In these academic, industry and government roles, Gann contributed towards major infrastructure projects and systems, delivering innovation in projects such as Heathrow terminal 5, the London Olympics, Crossrail, and the UK’s £2.5 billion major technology and infrastructure programme to build a prototype fusion powerplant - STEP.

Gann’s work with industry includes as a development and growth advisor for entrepreneurial ventures – focusing on deep science and technology, digital and AI, and medtech sectors. He is a venture capitalist, currently a director of VenCap plc.

==Research==
Gann's main research interest is innovation: exploring why and how innovation happens, the ways it continually transforms the world we live in, and how it can be managed. Much of his early work at the University of Sussex was directed at the challenge of improving innovation skills, especially in construction, showing the connections between investment in skills and training and the innovation performance that improved project outcomes. He later developed a particular focus is on innovation in major projects, the use of AI and digital tools to support innovation, and the growth of entrepreneurial technology ventures.

His research demonstrates the importance of innovation strategies in major projects, helping them overcome their poor record of delivery on time and budget. Along with colleagues, Mark Dodgson and Ammon Salter, he was one of the first to identify and advocate the use of ‘innovation technologies’, such as AI and digital simulation and modelling, in intensifying innovation; that is in getting better outcomes, more quickly.
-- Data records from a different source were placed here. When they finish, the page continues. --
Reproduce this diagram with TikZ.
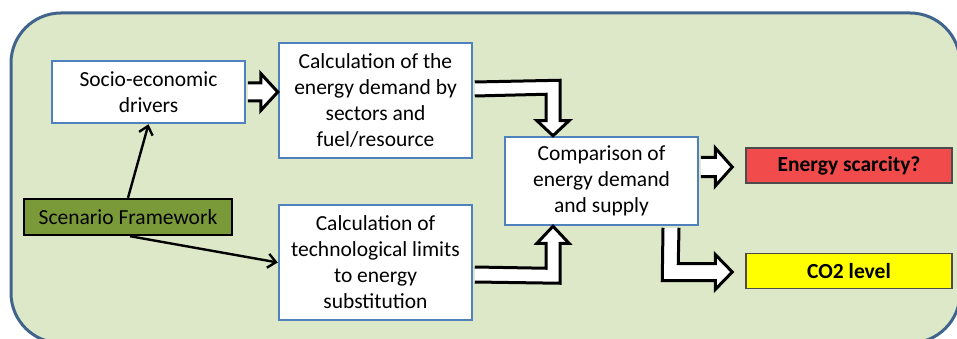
\documentclass[tikz,border=0pt]{standalone}
\usepackage{fontspec}
\setmainfont{Carlito}
\usetikzlibrary{calc,arrows.meta}
\definecolor{framefill}{HTML}{DDE8C9}
\definecolor{frameline}{HTML}{41648C}
\definecolor{boxline}{HTML}{4F81BD}
\definecolor{scenfill}{HTML}{7A9A3A}
\definecolor{redfill}{HTML}{F24B4B}
\definecolor{yelfill}{HTML}{FFFF00}
\tikzset{
  txt/.style={font=\fontsize{21.5}{26}\selectfont, align=center, inner sep=0pt},
  bluebox/.style={txt, draw=boxline, line width=2.5pt, fill=white, minimum width=193pt},
  resbox/.style={txt, font=\bfseries\fontsize{21.5}{26}\selectfont, draw=black!70, line width=1.5pt, minimum width=206pt, minimum height=35pt},
  blockarr/.style={draw=black, line width=3pt, fill=white, line join=miter},
  thinarr/.style={draw=black, line width=2.4pt, -{Straight Barb[length=8pt,width=14pt,line width=2.4pt]}}
}
\begin{document}
\begin{tikzpicture}[x=1pt,y=-1pt]
\useasboundingbox (0,0) rectangle (957,339);
\begin{scope}
\clip (0,0) rectangle (957,339);
\draw[draw=frameline, line width=3pt, fill=framefill, rounded corners=50pt] (11,13) rectangle (960,343);
\end{scope}
% nodes
\node[bluebox, minimum height=62pt] (soc) at (148.5,92) {Socio-economic\\drivers};
\node[bluebox, minimum height=115pt] (dem) at (375.5,100.5) {Calculation of the\\energy demand by\\sectors and\\fuel/resource};
\node[txt, draw=black, line width=2.4pt, fill=scenfill, minimum width=208pt, minimum height=36pt] (scen) at (128,217) {Scenario Framework};
\node[bluebox, minimum height=115pt] (tech) at (375.5,262.5) {Calculation of\\technological limits\\to energy\\substitution};
\node[bluebox, minimum height=88pt] (cmp) at (601.5,181) {Comparison of\\energy demand\\and supply};
\node[resbox, fill=redfill] (sca) at (849,165.5) {Energy scarcity?};
\node[resbox, fill=yelfill] (co2) at (849,271) {CO2 level};
% helper tips
\coordinate (t1) at (soc.east -| dem.west);
\coordinate (t2) at ($(cmp.north)+(-48.5,0)$);
\coordinate (t3) at ($(cmp.south)+(-48.5,0)$);
\coordinate (t4) at ($(sca.west)+(-13,1.5)$);
\coordinate (b4) at (t4 -| cmp.east);
\coordinate (t5) at ($(co2.west)+(-13,1)$);
% block arrows
\draw[blockarr] ($(soc.east)+(1.5,-9)$) -- ($(t1)+(-17,-9)$) -- ($(t1)+(-17,-18.5)$) -- (t1) -- ($(t1)+(-17,18.5)$) -- ($(t1)+(-17,9)$) -- ($(soc.east)+(1.5,9)$);
\draw[blockarr] ($(dem.east)+(1.5,-18.5)$) -- ($(t2)+(7,-55.5)$) -- ($(t2)+(7,-15)$) -- ($(t2)+(16,-15)$) -- (t2) -- ($(t2)+(-16,-15)$) -- ($(t2)+(-7,-15)$) -- ($(t2)+(-7,-41.5)$) -- ($(dem.east)+(1.5,-4.5)$);
\draw[blockarr] ($(tech.east)+(1.5,19.5)$) -- ($(t3)+(7,57)$) -- ($(t3)+(7,17)$) -- ($(t3)+(16,17)$) -- (t3) -- ($(t3)+(-16,17)$) -- ($(t3)+(-7,17)$) -- ($(t3)+(-7,42)$) -- ($(tech.east)+(1.5,4.5)$);
\draw[blockarr] ($(b4)+(1.5,-9.5)$) -- ($(t4)+(-17,-9.5)$) -- ($(t4)+(-17,-19)$) -- (t4) -- ($(t4)+(-17,19)$) -- ($(t4)+(-17,9.5)$) -- ($(b4)+(1.5,9.5)$);
\draw[blockarr] ($(cmp.south)+(61.5,1.5)$) -- ($(t5)+(-70,8.5)$) -- ($(t5)+(-17,8.5)$) -- ($(t5)+(-17,17.5)$) -- (t5) -- ($(t5)+(-17,-17.5)$) -- ($(t5)+(-17,-8.5)$) -- ($(t5)+(-54,-8.5)$) -- ($(cmp.south)+(77.5,1.5)$);
% thin arrows
\draw[thinarr] (scen.north) -- (soc.south);
\draw[thinarr] ($(scen.south)+(2,0)$) -- (tech.west);
\end{tikzpicture}
\end{document}
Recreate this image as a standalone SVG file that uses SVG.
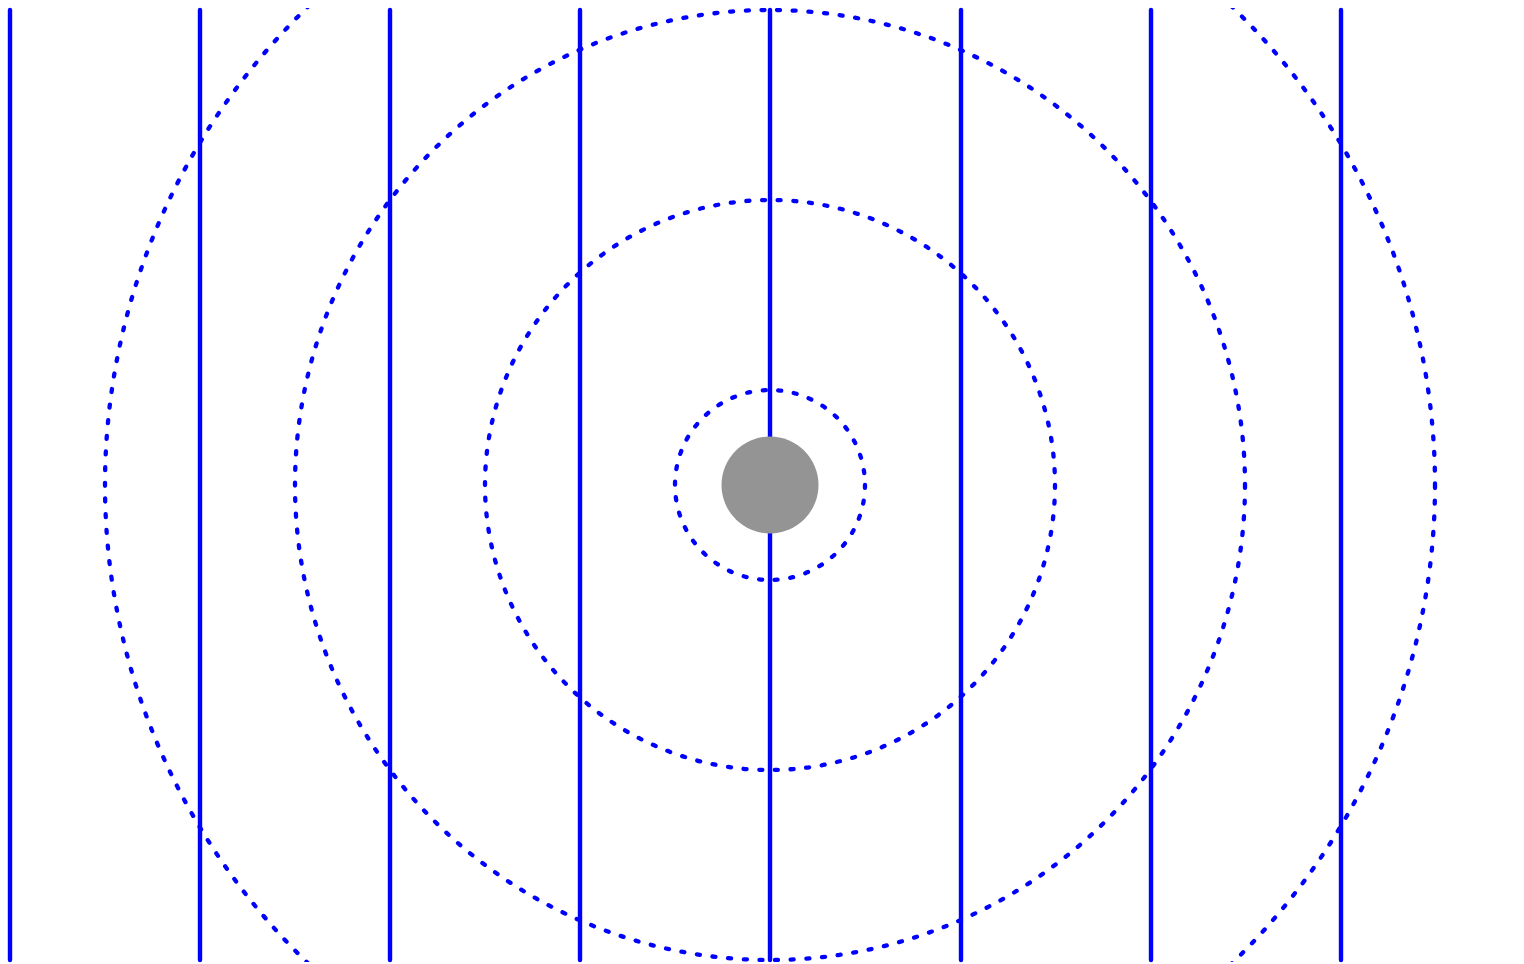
<svg xmlns="http://www.w3.org/2000/svg" width="1524" height="964" viewBox="0 0 1524 964">
<style>
.fl{stroke:#0000ff;stroke-width:4.4;stroke-linecap:round;fill:none}
.eq{stroke:#0000ff;stroke-width:4.3;stroke-linecap:round;stroke-dasharray:3 12.7;fill:none}
</style>
<defs><clipPath id="c"><rect x="0" y="8" width="1524" height="954"/></clipPath></defs>
<rect width="1524" height="964" fill="#fff"/>
<g id="equipotentials" clip-path="url(#c)">
<circle class="eq" cx="770" cy="485" r="95"/>
<circle class="eq" cx="770" cy="485" r="285"/>
<circle class="eq" cx="770" cy="485" r="475"/>
<circle class="eq" cx="770" cy="485" r="665"/>
</g>
<g id="fieldlines">
<line class="fl" x1="10" y1="10" x2="10" y2="960"/>
<line class="fl" x1="200" y1="10" x2="200" y2="960"/>
<line class="fl" x1="390" y1="10" x2="390" y2="960"/>
<line class="fl" x1="580" y1="10" x2="580" y2="960"/>
<line class="fl" x1="770" y1="10" x2="770" y2="960"/>
<line class="fl" x1="961" y1="10" x2="961" y2="960"/>
<line class="fl" x1="1151" y1="10" x2="1151" y2="960"/>
<line class="fl" x1="1341" y1="10" x2="1341" y2="960"/>
</g>
<g id="charge">
<circle cx="770" cy="485" r="48.5" fill="#949494"/>
</g>
</svg>
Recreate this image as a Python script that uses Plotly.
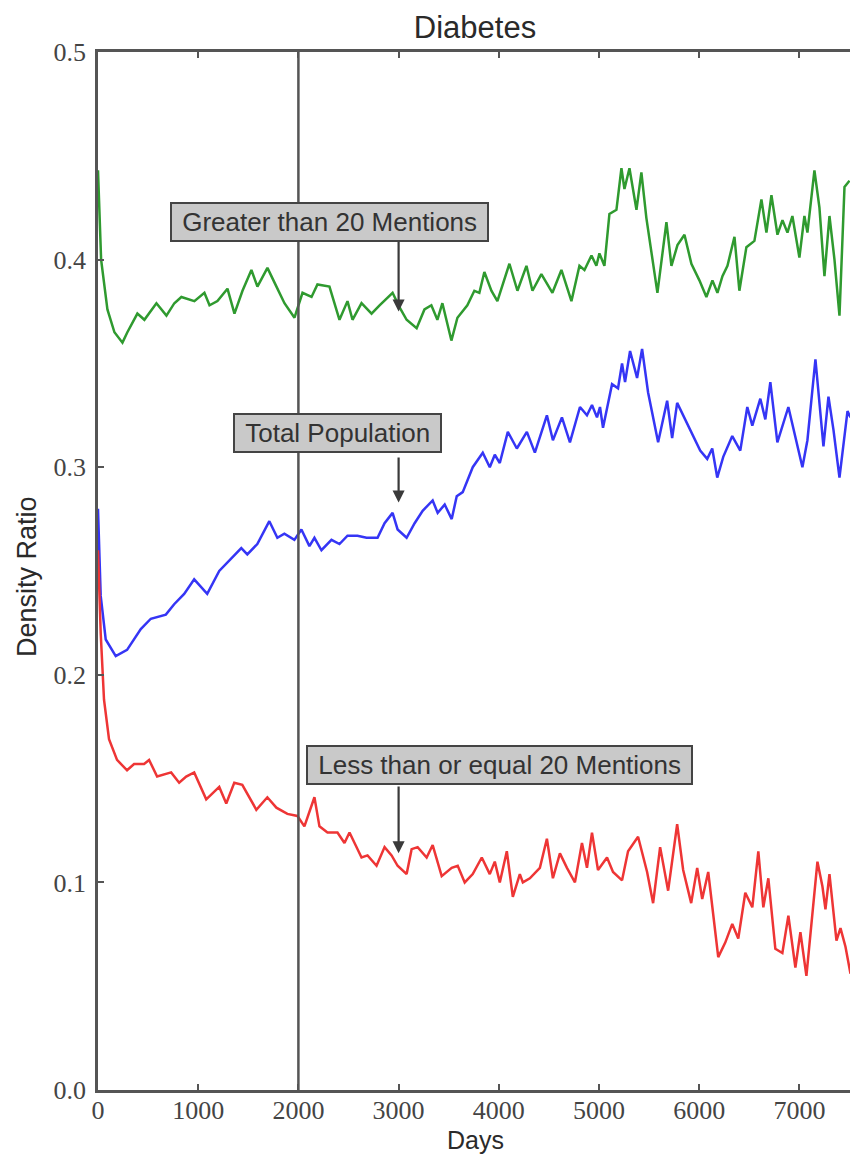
import plotly.graph_objects as go

# ---------------- data ----------------
green_x = [0, 31, 94, 164, 244, 293, 393, 463, 583, 683, 762, 832, 962, 1062, 1113, 1192, 1292, 1362,
           1442, 1531, 1591, 1691, 1781, 1861, 1961, 2041, 2131, 2190, 2310, 2410, 2490, 2540, 2630,
           2730, 2810, 2940, 3010, 3080, 3180, 3258, 3327, 3387, 3437, 3527, 3587, 3686, 3756, 3806,
           3856, 3926, 3986, 4106, 4186, 4276, 4336, 4425, 4535, 4625, 4725, 4805, 4855, 4925, 4974,
           5004, 5054, 5104, 5174, 5224, 5254, 5304, 5374, 5423, 5473, 5583, 5673, 5723, 5783, 5853,
           5922, 6002, 6072, 6132, 6182, 6232, 6282, 6352, 6401, 6471, 6551, 6621, 6671, 6721, 6781,
           6831, 6881, 6930, 7000, 7050, 7080, 7150, 7200, 7250, 7300, 7350, 7400, 7450, 7500]
green_y = [0.443, 0.400, 0.376, 0.365, 0.360, 0.365, 0.374, 0.371, 0.379, 0.373, 0.379, 0.382, 0.380,
           0.384, 0.378, 0.380, 0.386, 0.374, 0.385, 0.395, 0.387, 0.396, 0.387, 0.379, 0.372, 0.384,
           0.382, 0.388, 0.387, 0.371, 0.380, 0.371, 0.379, 0.374, 0.378, 0.384, 0.377, 0.371, 0.367,
           0.376, 0.378, 0.371, 0.379, 0.361, 0.372, 0.378, 0.385, 0.384, 0.394, 0.385, 0.380, 0.398,
           0.385, 0.397, 0.385, 0.393, 0.384, 0.395, 0.380, 0.397, 0.395, 0.402, 0.397, 0.403, 0.397,
           0.422, 0.424, 0.444, 0.434, 0.444, 0.424, 0.442, 0.420, 0.384, 0.418, 0.397, 0.407, 0.412,
           0.398, 0.390, 0.382, 0.390, 0.384, 0.392, 0.397, 0.411, 0.385, 0.406, 0.409, 0.429, 0.413,
           0.431, 0.412, 0.419, 0.413, 0.421, 0.401, 0.421, 0.413, 0.443, 0.425, 0.392, 0.421, 0.400,
           0.373, 0.435, 0.438]

blue_x = [0, 27, 77, 177, 290, 360, 427, 527, 677, 760, 860, 960, 1090, 1210, 1310, 1430, 1490, 1590,
          1710, 1790, 1860, 1960, 2030, 2110, 2160, 2230, 2330, 2410, 2490, 2590, 2680, 2790, 2860,
          2940, 2990, 3080, 3160, 3240, 3340, 3390, 3460, 3530, 3580, 3640, 3740, 3840, 3910, 3960,
          4010, 4090, 4180, 4280, 4360, 4480, 4540, 4630, 4710, 4810, 4880, 4930, 4980, 5010, 5040,
          5130, 5190, 5230, 5260, 5310, 5380, 5430, 5490, 5590, 5680, 5730, 5780, 5840, 5930, 6010,
          6080, 6130, 6180, 6240, 6330, 6410, 6480, 6530, 6610, 6660, 6710, 6780, 6890, 6980, 7030,
          7080, 7160, 7240, 7290, 7340, 7400, 7480, 7510]
blue_y = [0.280, 0.238, 0.217, 0.209, 0.212, 0.217, 0.222, 0.227, 0.229, 0.234, 0.239, 0.246, 0.239,
          0.250, 0.255, 0.261, 0.258, 0.263, 0.274, 0.266, 0.268, 0.265, 0.270, 0.262, 0.266, 0.260,
          0.265, 0.263, 0.267, 0.267, 0.266, 0.266, 0.273, 0.278, 0.270, 0.266, 0.273, 0.279, 0.284,
          0.278, 0.282, 0.275, 0.286, 0.288, 0.300, 0.307, 0.300, 0.306, 0.302, 0.317, 0.309, 0.317,
          0.307, 0.325, 0.313, 0.324, 0.312, 0.329, 0.325, 0.330, 0.324, 0.329, 0.319, 0.340, 0.338,
          0.350, 0.341, 0.356, 0.343, 0.357, 0.336, 0.312, 0.332, 0.314, 0.331, 0.325, 0.316, 0.308,
          0.304, 0.309, 0.295, 0.305, 0.315, 0.308, 0.329, 0.320, 0.333, 0.323, 0.341, 0.312, 0.329,
          0.311, 0.300, 0.313, 0.352, 0.310, 0.334, 0.318, 0.295, 0.327, 0.324]

red_x = [0, 27, 60, 110, 190, 290, 360, 460, 510, 590, 730, 810, 880, 960, 1080, 1210, 1280, 1360,
         1440, 1580, 1690, 1780, 1890, 1990, 2060, 2160, 2210, 2290, 2390, 2460, 2510, 2630, 2690,
         2780, 2860, 2930, 2990, 3080, 3130, 3190, 3280, 3340, 3430, 3530, 3590, 3660, 3740, 3830,
         3910, 3960, 4010, 4080, 4140, 4210, 4240, 4310, 4410, 4480, 4540, 4610, 4680, 4760, 4830,
         4880, 4930, 4990, 5080, 5140, 5230, 5290, 5390, 5480, 5540, 5610, 5690, 5780, 5840, 5920,
         5980, 6030, 6090, 6190, 6260, 6330, 6390, 6460, 6530, 6590, 6640, 6690, 6760, 6830, 6890,
         6960, 7010, 7070, 7180, 7230, 7260, 7300, 7370, 7410, 7460, 7510]
red_y = [0.260, 0.220, 0.188, 0.169, 0.159, 0.154, 0.157, 0.157, 0.159, 0.151, 0.153, 0.148, 0.151,
         0.153, 0.140, 0.146, 0.138, 0.148, 0.147, 0.135, 0.141, 0.136, 0.133, 0.132, 0.127, 0.141,
         0.127, 0.124, 0.124, 0.119, 0.124, 0.112, 0.113, 0.108, 0.117, 0.113, 0.108, 0.104, 0.116,
         0.117, 0.112, 0.118, 0.103, 0.107, 0.108, 0.100, 0.104, 0.112, 0.104, 0.110, 0.100, 0.115,
         0.093, 0.104, 0.100, 0.102, 0.107, 0.121, 0.102, 0.114, 0.107, 0.100, 0.119, 0.107, 0.124,
         0.106, 0.112, 0.105, 0.101, 0.115, 0.122, 0.105, 0.090, 0.117, 0.096, 0.128, 0.106, 0.090,
         0.107, 0.092, 0.105, 0.064, 0.071, 0.080, 0.073, 0.095, 0.088, 0.115, 0.088, 0.102, 0.068,
         0.066, 0.084, 0.059, 0.076, 0.055, 0.110, 0.098, 0.087, 0.104, 0.072, 0.078, 0.069, 0.056]

x_ticks = [0, 1000, 2000, 3000, 4000, 5000, 6000, 7000]
y_ticks = [0.0, 0.1, 0.2, 0.3, 0.4, 0.5]
marker_day = 2000

labels = ["Greater than 20 Mentions", "Total Population", "Less than or equal 20 Mentions"]
label_x = [2309, 2389, 4006]
label_y = [0.418, 0.3165, 0.1566]
arrow_x = [3000, 3000, 3000]
arrow_tail = [0.4094, 0.3054, 0.1469]
arrow_tip = [0.375, 0.283, 0.114]

SANS = "Liberation Sans, Arial, sans-serif"
SERIF = "Liberation Serif, DejaVu Serif, serif"

# ---------------- figure ----------------
fig = go.Figure()
for xs, ys, col in [(green_x, green_y, "#2f9a2f"), (blue_x, blue_y, "#3535f5"), (red_x, red_y, "#ee3535")]:
    fig.add_trace(go.Scatter(x=xs, y=ys, mode="lines", line=dict(color=col, width=2.5), showlegend=False))

fig.add_shape(type="line", x0=marker_day, x1=marker_day, y0=0, y1=1, xref="x", yref="paper",
              line=dict(color="#555555", width=2.5))

for t, lx, ly, axx, at, tip in zip(labels, label_x, label_y, arrow_x, arrow_tail, arrow_tip):
    fig.add_annotation(x=axx, y=tip, ax=axx, ay=at, axref="x", ayref="y", xref="x", yref="y",
                       text="", showarrow=True, arrowhead=2, arrowsize=1.1, arrowwidth=2.2,
                       arrowcolor="#3a3a3a", standoff=0, startstandoff=0)
    fig.add_annotation(x=lx, y=ly, xref="x", yref="y", text="\u00a0" + t + "\u00a0", showarrow=False,
                       font=dict(family=SANS, size=26, color="#333333"),
                       bgcolor="#c9c9c9", bordercolor="#444444", borderwidth=2, borderpad=3)

# axis titles as annotations
fig.add_annotation(text="Density Ratio", xref="paper", yref="paper", x=(27 - 98) / 752, y=(1090 - 577) / 1038,
                   textangle=-90, showarrow=False, xanchor="center", yanchor="middle",
                   font=dict(family=SANS, size=27, color="#2a2a2a"))
fig.add_annotation(text="Days", xref="paper", yref="paper", x=(475 - 98) / 752, y=(1090 - 1140) / 1038,
                   showarrow=False, xanchor="center", yanchor="middle",
                   font=dict(family=SANS, size=25, color="#2a2a2a"))

fig.update_layout(
    width=850, height=1156,
    margin=dict(l=98, r=0, t=52, b=66),
    paper_bgcolor="white", plot_bgcolor="white",
    title=dict(text="Diabetes", x=(475 / 850), xref="container", xanchor="center",
               y=1 - 27 / 1156, yref="container", yanchor="middle",
               font=dict(family=SANS, size=31, color="#2a2a2a")),
)
fig.update_xaxes(range=[0, 7505], tickvals=x_ticks, ticktext=[str(v) for v in x_ticks],
                 showgrid=False, zeroline=False, showline=True, linecolor="#555555", linewidth=2.5,
                 mirror="ticks", ticks="inside", ticklen=6, tickwidth=1.5, tickcolor="#555555",
                 ticklabelstandoff=-5,
                 tickfont=dict(family=SERIF, size=26, color="#444444"))
fig.update_yaxes(range=[0, 0.5], tickvals=y_ticks, ticktext=["%.1f" % v for v in y_ticks],
                 showgrid=False, zeroline=False, showline=True, linecolor="#555555", linewidth=2.5,
                 ticks="inside", ticklen=6, tickwidth=1.5, tickcolor="#555555",
                 ticklabelstandoff=4,
                 tickfont=dict(family=SERIF, size=26, color="#444444"))

fig.write_html("out.html", config={"displayModeBar": False},
               post_script="document.body.style.margin='0';document.body.style.overflow='hidden';")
These technologies contributed to what they described as ‘play’ in an innovation process typified by ‘Think’, having ideas, ‘Play’, prototyping and testing them, and ‘Do’, turning them into products and services. The development of the idea of the importance of ‘play’, and the study of numerous successful entrepreneurs, led to the concept of the ‘playful entrepreneur’. Such entrepreneurs manage to succeed through displaying a number of virtuous behaviours, and having fun whilst doing so.

==Fellowships and visiting professorships==

- Fellow of the Royal Academy of Engineering, 2025-present.
- Emeritus professor - Innovation & Technology Management, Imperial College, 2020 –present.
- Fellow, Magdalen College, University of Oxford, 2020 - 2024.
- Fellow, City and Guilds of London Institute, 2015 – present.
- Tjalling C Koopmans Asset Award for extraordinary contribution to economic sciences, 2014.
- Honorary Fellow, Royal College of Art, 2011–present.
- Honorary professor in Innovation Management, UQ Business School, 2001–present.
- Fellow of the Institution of Civil Engineers, Institution of Civil Engineers, 2004–present.
- Visiting professor, University of Southampton, 2001 – 2006.
- Royal Academy of Engineering Chair in Innovative Manufacturing, Science and Technology Policy Research (SPRU), University of Sussex, 1996 – 2001.

== Selected publications ==

===Articles===

- LDW Thomas, E Autio, David M Gann, 2022, Processes of Ecosystem Emergence, Technovation.
- L Dahlander, David M Gann, MW Wallin, 2021, How open is Innovation? A retrospective and ideas forward, Research Policy.
- S Maier, JW Polak, David M Gann, 2020, Valuing Portfolios of Interdependent Real Options. Computers & Operations Research.
- A Davies, M Dodgson, David M Gann, SC MacAulay, 2017, Five Rules for Managing Large, Complex Projects, MIT Sloan Management Review.
- Rashik Parmar, Ian Mackenzie, David Cohn, David Gann, 2014, The New Patterns of Innovation, Harvard Business Review.
- Mark Dodgson, David Gann, Nelson Phillips, 2013, Organizational Learning and the Technology of Foolishness: The Case of Virtual Worlds at IBM, Organization Science.
- David Gann, Ammon Salter, Mark Dodgson and Nelson Phillips, Inside the World of the Project Baron, 2012, MIT Sloan Management Review.
- David Gann, Mark Dodgson and Dheeraj Bhardwaj, 2011, Physical-digital integration in city infrastructure, IBM Journal of Research and Development.
- Linus Dahlander and David Gann, 2010, How open is innovation?, Research Policy.

===Reports===

- Smart London Plan: Using the creative power of new technologies to serve London and improve Londoners' lives, Smart London Board, 2013
- M Dodgson, D Gann, I Wladawsky-Berger, N Sultan, Managing digital money, Academy of management journal, 2015

===Books===

- MY Zhang, M Dodgson, David M Gann, 2022, Demystifying China’s Innovation Machine, Oxford University Press
- Mark Dodgson and David M Gann, 2020, Philanthropy and Innovation, Springer International Publishing.
- Mark Dodgson and David M Gann, 2018, The Playful Entrepreneur – how to adapt and thrive in uncertain times, Yale University Press.
- Mark Dodgson, David Gann and Nelson Phillips, 2014, The Oxford Handbook of Innovation Management, Oxford University Press.
- Mark Dodgson and David Gann, 2010, Innovation: A Very Short Introduction, Oxford University Press
- Mark Dodgson, David Gann and Ammon Salter, 2008, The Management of Technological Innovation: Strategy and Practice, Oxford University Press.
- Mark Dodgson, David Gann and Ammon Salter, 2005, Think Play Do: technology, innovation and organisation, Oxford University Press.
- David M Gann, 2000, Building Innovation -  complex constructs in a changing world, Thomas Telford Press

==Charitable work==
Gann’s charitable and pro bono work focuses on the arts, music and environment. He is a director of the London Symphony Orchestra and chair of LSO Live, and was influential in the refurbishment of Brighton Corn Exchange when he was a trustee and director of Brighton Dome and Festival. He is a patron of Glyndebourne Opera.

Gann is vice-chair and co-founder at Villars Institute - a Swiss foundation focusing on systems leadership to halt climate change and bio-diversity loss.